■ **Task details**
Copy out the listing that follows, exact in every word, and skip the images.

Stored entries

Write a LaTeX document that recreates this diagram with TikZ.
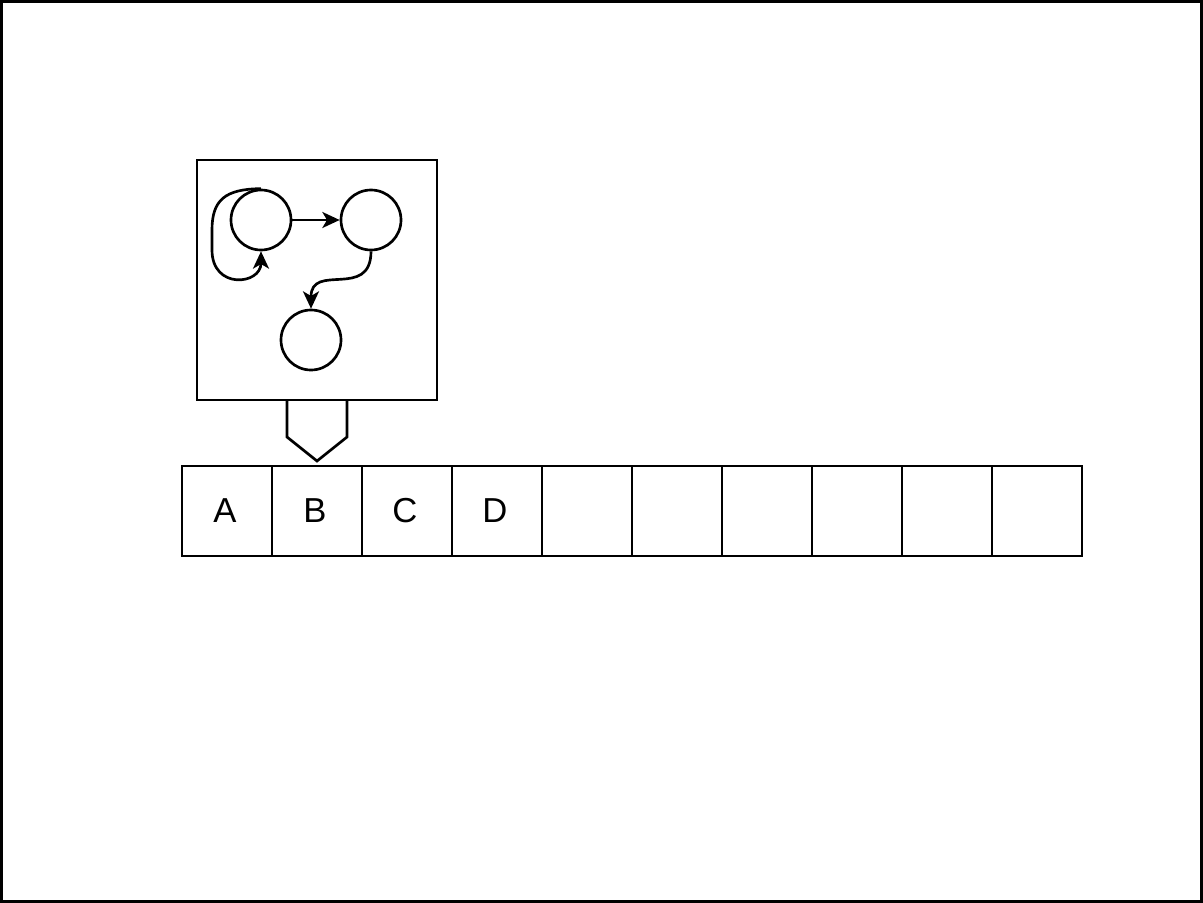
\documentclass[tikz,border=0pt]{standalone}
\usepackage{fontspec}
\setmainfont{Liberation Sans}
\usetikzlibrary{arrows.meta,positioning}
\begin{document}
\begin{tikzpicture}[x=0.75pt,y=-0.75pt,line width=2pt,>={Stealth[length=13pt,width=12pt,inset=3.5pt]},
state/.style={circle,draw,minimum size=45pt,inner sep=0pt},
cell/.style={draw,minimum size=67.5pt,inner sep=0pt,outer sep=0pt,font=\fontsize{26}{30}\selectfont}]
\useasboundingbox (0,0) rectangle (1203,903);
\draw (1.5,1.5) rectangle (1201.5,901.5);
% state machine
\draw (197,160) rectangle (437,400);
\node[state] (s1) at (261,220) {};
\node[state] (s2) at (371,220) {};
\node[state] (s3) at (311,340) {};
\draw[->] (s1) -- (s2);
\draw[->] (s2.south) .. controls (371,300) and (311,262) .. (s3.north);
\draw[->] (s1.north) .. controls (225,189) and (212,200) .. (212,230) -- (212,250)
  .. controls (212,290) and (261,285) .. (s1.south);
% pointer
\draw[line join=miter] (287,400) -- (287,437) -- (317,461) -- (347,437) -- (347,400);
% tape
\node[cell] (c0) at (227,511) {\hspace*{-3pt}A};
\foreach \t [count=\i] in {B,C,D,{},{},{},{},{},{}} {
  \pgfmathtruncatemacro\p{\i-1}
  \node[cell,right=0pt of c\p] (c\i) {\hspace*{-3pt}\t};
}
\end{tikzpicture}
\end{document}
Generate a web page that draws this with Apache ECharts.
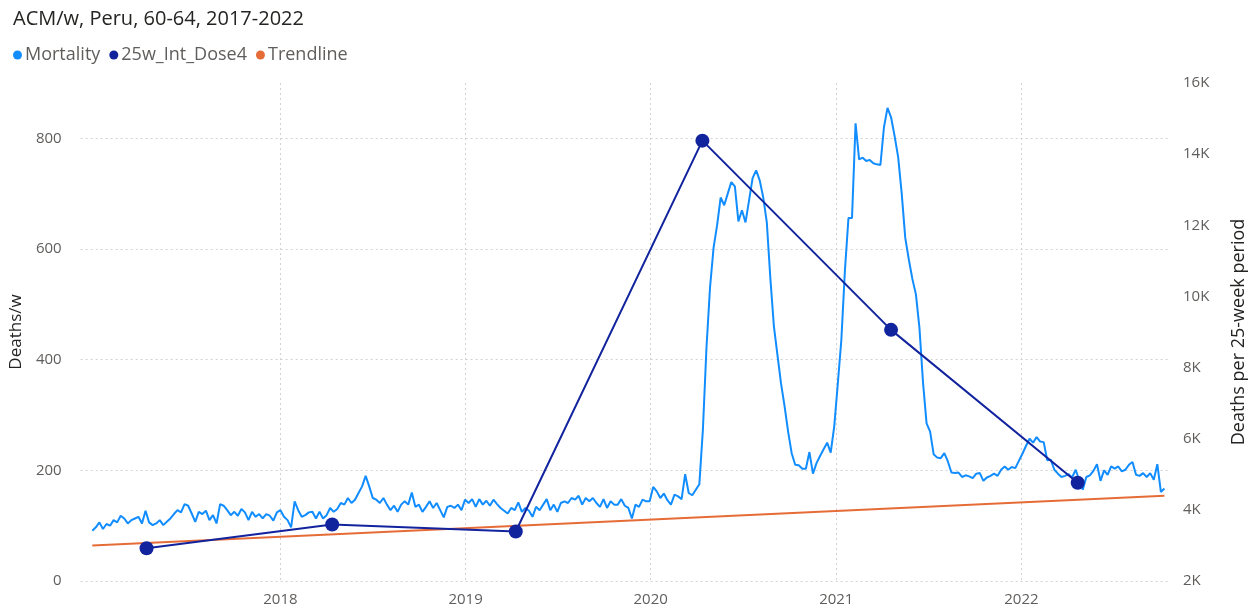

■ **Result of this exercise**
Write a LaTeX document that recreates this diagram with TikZ.
\documentclass[tikz,border=0pt]{standalone}
\usepackage{fontspec}
\setmainfont{Liberation Sans}
\usetikzlibrary{arrows.meta,positioning}
\begin{document}
\begin{tikzpicture}[x=0.75pt,y=-0.75pt,line width=2pt,>={Stealth[length=13pt,width=12pt,inset=3.5pt]},
state/.style={circle,draw,minimum size=45pt,inner sep=0pt},
cell/.style={draw,minimum size=67.5pt,inner sep=0pt,outer sep=0pt,font=\fontsize{26}{30}\selectfont}]
\useasboundingbox (0,0) rectangle (1203,903);
\draw (1.5,1.5) rectangle (1201.5,901.5);
% state machine
\draw (197,160) rectangle (437,400);
\node[state] (s1) at (261,220) {};
\node[state] (s2) at (371,220) {};
\node[state] (s3) at (311,340) {};
\draw[->] (s1) -- (s2);
\draw[->] (s2.south) .. controls (371,300) and (311,262) .. (s3.north);
\draw[->] (s1.north) .. controls (225,189) and (212,200) .. (212,230) -- (212,250)
  .. controls (212,290) and (261,285) .. (s1.south);
% pointer
\draw[line join=miter] (287,400) -- (287,437) -- (317,461) -- (347,437) -- (347,400);
% tape
\node[cell] (c0) at (227,511) {\hspace*{-3pt}A};
\foreach \t [count=\i] in {B,C,D,{},{},{},{},{},{}} {
  \pgfmathtruncatemacro\p{\i-1}
  \node[cell,right=0pt of c\p] (c\i) {\hspace*{-3pt}\t};
}
\end{tikzpicture}
\end{document}
Generate a web page that draws this with Apache ECharts.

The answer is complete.